Marie Wilson was living in Fort Good Hope when television came in there and she remembers the night-and-day change—“in the way that the community came together, in attendance at meetings, in the ability to get a team together for scrub baseball, everything.” There was even an appeal to the CBC to change the time of radio programming because people were so hooked on television soap operas.

Across the North, political organizations noticed how the television had entrenched itself in the lives of Northerners and pushed for local representation and indigenous-language programming on TV.

Wilson had been both a regional and national journalist with the CBC prior to moving to Fort Good Hope to start a family. The question became, “Okay, it’s here, can we at least have something relevant on it? Can we at least have some imagery of ourselves, as the northern part of the country, and some voices and stories that are about issues here?” Wilson, who would later become CBC North’s regional director, worked to do just that, but with little backing from the corporation’s southern decision-makers. She started with Focus North, the first weekly TV program made in the North for Northerners. “In the early days of television, we used to run a show in English and then there would be an announcement come on in Dene that would say, ‘If you want to watch a show in Dene, turn your television volume down and your radio volume up,’” she says. “And then we would have a Dene track on the radio while people were watching TV.”

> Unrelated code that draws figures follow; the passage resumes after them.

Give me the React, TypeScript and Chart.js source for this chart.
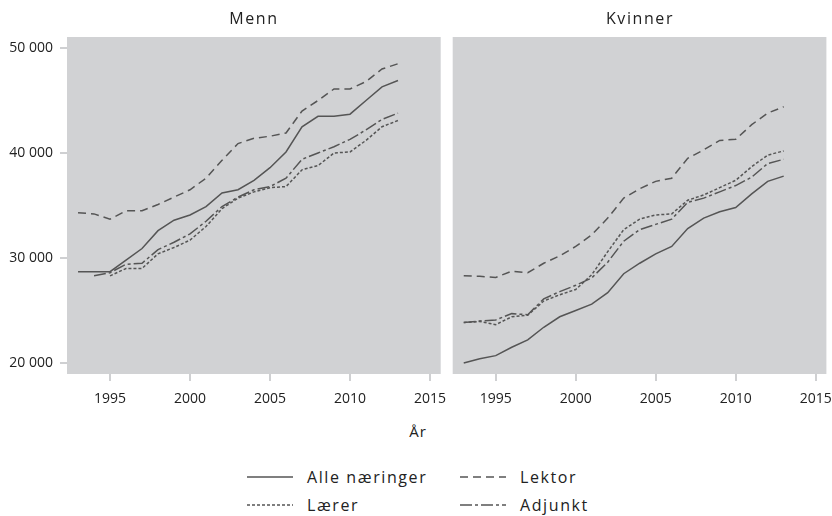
import React, { useEffect, useRef } from "react";
import { Chart, registerables } from "chart.js";

Chart.register(...registerables);

const years = [1993, 1994, 1995, 1996, 1997, 1998, 1999, 2000, 2001, 2002, 2003, 2004, 2005, 2006, 2007, 2008, 2009, 2010, 2011, 2012, 2013];

const alleMenn = [28700, 28700, 28700, 29800, 30900, 32600, 33600, 34100, 34900, 36200, 36500, 37400, 38600, 40100, 42500, 43500, 43500, 43700, 45000, 46300, 46900];
const lektorMenn = [34300, 34200, 33700, 34500, 34500, 35100, 35800, 36500, 37600, 39300, 40900, 41400, 41600, 41900, 44000, 45000, 46100, 46100, 46800, 48000, 48500];
const laererMenn = [null, null, 28300, 29000, 29000, 30400, 31000, 31700, 33000, 34700, 35700, 36300, 36700, 36800, 38400, 38800, 40000, 40100, 41200, 42500, 43100];
const adjunktMenn = [null, 28300, 28600, 29400, 29500, 30800, 31500, 32300, 33500, 34900, 35800, 36500, 36800, 37600, 39400, 40000, 40600, 41300, 42200, 43200, 43800];

const alleKvinner = [20000, 20400, 20700, 21500, 22200, 23400, 24400, 25000, 25600, 26700, 28500, 29500, 30400, 31100, 32800, 33800, 34400, 34800, 36100, 37300, 37800];
const lektorKvinner = [28300, 28250, 28150, 28750, 28600, 29500, 30200, 31100, 32200, 33800, 35700, 36600, 37300, 37600, 39500, 40300, 41200, 41300, 42700, 43800, 44400];
const laererKvinner = [23850, 23950, 23650, 24400, 24550, 25900, 26500, 27000, 28400, 30600, 32700, 33700, 34100, 34200, 35500, 36000, 36700, 37400, 38700, 39800, 40200];
const adjunktKvinner = [23850, 24000, 24100, 24700, 24600, 26100, 26800, 27400, 28100, 29600, 31600, 32700, 33200, 33700, 35300, 35700, 36300, 36900, 37700, 39000, 39400];

const xTicks = [1995, 2000, 2005, 2010, 2015];
const yTicks = [20000, 30000, 40000, 50000];
const seriesNames = ["Alle næringer", "Lektor", "Lærer", "Adjunkt"];
const panelTitles = ["Menn", "Kvinner"];
const axisTitle = "År";

const LINE = "#555555";
const PANEL = "#d1d2d4";
const TICK = "#cfd0d2";
const TEXT = "#222222";
const FONT = "'Open Sans', 'DejaVu Sans', sans-serif";
const dashes: number[][] = [[], [8, 5], [3, 2], [12, 3, 3, 3]];

const fmt = (v: number) => String(v).replace(/\B(?=(\d{3})+(?!\d))/g, " ");

const bgPlugin = {
  id: "panelBg",
  beforeDraw(chart: any) {
    const { ctx, chartArea } = chart;
    ctx.save();
    ctx.fillStyle = PANEL;
    ctx.fillRect(chartArea.left, chartArea.top, chartArea.right - chartArea.left, chartArea.bottom - chartArea.top);
    ctx.restore();
  },
};

function makeConfig(data: (number | null)[][], showY: boolean, padL: number, padR: number, h: number) {
  return {
    type: "line" as const,
    data: {
      datasets: data.map((arr, i) => ({
        label: seriesNames[i],
        data: years.map((y, j) => ({ x: y, y: arr[j] })),
        borderColor: LINE,
        borderWidth: 1.5,
        borderDash: dashes[i],
        pointRadius: 0,
        fill: false,
        tension: 0,
      })),
    },
    options: {
      responsive: false,
      animation: false,
      layout: { padding: { left: padL, right: padR, top: 37, bottom: 0 } },
      plugins: {
        legend: { display: false },
        tooltip: { enabled: false },
        title: { display: false },
      },
      scales: {
        x: {
          type: "linear",
          min: 1992.31,
          max: 2015.67,
          afterFit: (s: any) => { s.height = h - 374; s.paddingLeft = 0; s.paddingRight = 0; },
          afterBuildTicks: (s: any) => { s.ticks = xTicks.map((v) => ({ value: v })); },
          ticks: { color: TEXT, font: { family: FONT, size: 14 }, padding: 10, maxRotation: 0, autoSkip: false, callback: (v: any) => String(v) },
          grid: { drawOnChartArea: false, drawTicks: true, tickLength: 7, color: TICK, lineWidth: 2 },
          border: { display: false },
        },
        y: {
          type: "linear",
          min: 18950,
          max: 51050,
          display: showY ? true : false,
          afterFit: (s: any) => { s.width = showY ? 67 : 0; s.paddingTop = 0; s.paddingBottom = 0; },
          afterBuildTicks: (s: any) => { s.ticks = yTicks.map((v) => ({ value: v })); },
          ticks: { color: TEXT, font: { family: FONT, size: 14 }, padding: 7, callback: (v: any) => fmt(v) },
          grid: { drawOnChartArea: false, drawTicks: true, tickLength: 7, color: TICK, lineWidth: 2 },
          border: { display: false },
        },
      },
    },
    plugins: [bgPlugin],
  };
}

function Panel({ title, data, showY, left, width, padL, padR, titleX }: any) {
  const ref = useRef<HTMLCanvasElement>(null);
  const H = 412;
  useEffect(() => {
    if (!ref.current) return;
    const chart = new Chart(ref.current, makeConfig(data, showY, padL, padR, H) as any);
    return () => chart.destroy();
  }, []);
  return (
    <div style={{ position: "absolute", left, top: 0, width, height: H }}>
      <canvas ref={ref} width={width} height={H} style={{ display: "block" }} />
      <div style={{ position: "absolute", left: titleX - 60, width: 120, top: 6, textAlign: "center", fontSize: 16, letterSpacing: "1.6px", color: TEXT, lineHeight: "24px" }}>{title}</div>
    </div>
  );
}

function LegendItem({ dash, label, x, y }: { dash: number[]; label: string; x: number; y: number }) {
  return (
    <div style={{ position: "absolute", left: x, top: y - 12, height: 24, display: "flex", alignItems: "center" }}>
      <svg width={46} height={6} style={{ display: "block" }}>
        <line x1={0} y1={3} x2={46} y2={3} stroke={LINE} strokeWidth={1.5} strokeDasharray={dash.length ? dash.join(",") : undefined} />
      </svg>
      <span style={{ marginLeft: 14, fontSize: 16, letterSpacing: "1.6px", color: TEXT, lineHeight: "24px" }}>{label}</span>
    </div>
  );
}

export default function App() {
  return (
    <div style={{ position: "absolute", left: 0, top: 0, width: 832, height: 516, background: "#fff", fontFamily: FONT, overflow: "hidden" }}>
      <Panel title={panelTitles[0]} titleX={254} data={[alleMenn, lektorMenn, laererMenn, adjunktMenn]} showY={true} left={0} width={446} padL={0} padR={5.3} />
      <Panel title={panelTitles[1]} titleX={194} data={[alleKvinner, lektorKvinner, laererKvinner, adjunktKvinner]} showY={false} left={446} width={386} padL={6.7} padR={5.6} />
      <div style={{ position: "absolute", left: 368, width: 100, top: 420, textAlign: "center", fontSize: 15, letterSpacing: "1px", color: TEXT, lineHeight: "22px" }}>{axisTitle}</div>
      <LegendItem dash={dashes[0]} label={seriesNames[0]} x={247} y={477} />
      <LegendItem dash={dashes[1]} label={seriesNames[1]} x={460} y={477} />
      <LegendItem dash={dashes[2]} label={seriesNames[2]} x={247} y={505} />
      <LegendItem dash={dashes[3]} label={seriesNames[3]} x={460} y={505} />
    </div>
  );
}
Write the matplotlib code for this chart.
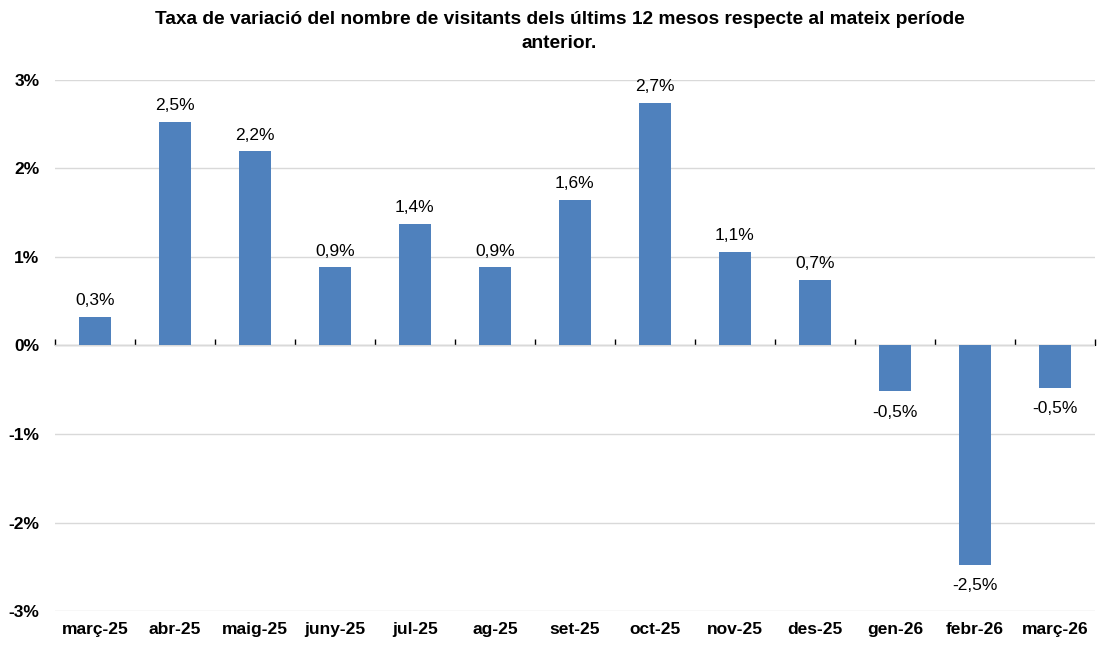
import matplotlib.pyplot as plt
import numpy as np

mesos = ["març-25", "abr-25", "maig-25", "juny-25", "jul-25", "ag-25", "set-25",
         "oct-25", "nov-25", "des-25", "gen-26", "febr-26", "març-26"]
taxa = [0.32, 2.52, 2.19, 0.88, 1.37, 0.88, 1.64, 2.74, 1.06, 0.74, -0.52, -2.48, -0.48]

plt.rcParams['font.family'] = ['Liberation Sans', 'DejaVu Sans']

fig = plt.figure(figsize=(10.97, 6.48), dpi=100)
ax = fig.add_axes([0.050, 0.057, 0.948, 0.820])

x = np.arange(len(mesos))
ax.bar(x, taxa, width=0.4, color="#4F81BD", zorder=3)

for xi, v in zip(x, taxa):
    txt = f"{v:.1f}%".replace(".", ",")
    if v >= 0:
        ax.text(xi, v + 0.1, txt, ha="center", va="bottom", fontsize=12.5)
    else:
        ax.text(xi, v - 0.15, txt, ha="center", va="top", fontsize=12.5)

ax.set_xlim(-0.5, len(mesos) - 0.5)
ax.set_ylim(-3, 3)
ax.set_yticks(range(-3, 4))
ax.set_yticklabels([f"{t}%" for t in range(-3, 4)], fontsize=12.5, fontweight="bold")
ax.set_xticks(x)
ax.set_xticklabels(mesos, fontsize=12.5, fontweight="bold")
ax.tick_params(axis="x", length=0, pad=8)
ax.tick_params(axis="y", length=0, pad=11)
ax.grid(axis="y", color="#d9d9d9", linewidth=1, zorder=0)
for s in ax.spines.values():
    s.set_visible(False)

# eix del zero amb marques entre categories
sec = ax.secondary_xaxis(0.5)
sec.set_xticks(np.arange(-0.5, len(mesos), 1))
sec.set_xticklabels([])
sec.tick_params(length=4, width=1, color="black", direction="out")
sec.spines["bottom"].set_color("black")
sec.spines["bottom"].set_linewidth(1)

fig.suptitle("Taxa de variació del nombre de visitants dels últims 12 mesos respecte al mateix període\nanterior.",
             fontsize=13.8, fontweight="bold", y=0.983, x=0.51, linespacing=1.55)

fig.savefig("out.png")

In the early 1980s, the Inuit Tapirisat of Canada began its experimental Inukshuk Program, which led to the creation of Inuit programming in Inuktitut and eventually became the Inuit Broadcasting Corporation. Over the years, organizations big and small—from APTN to IsumaTV—joined the fold, encouraging Northerners to tell their own stories, to relearn their indigenous languages and fading customs, to use a medium that once accelerated the loss of traditions to regain and strengthen them.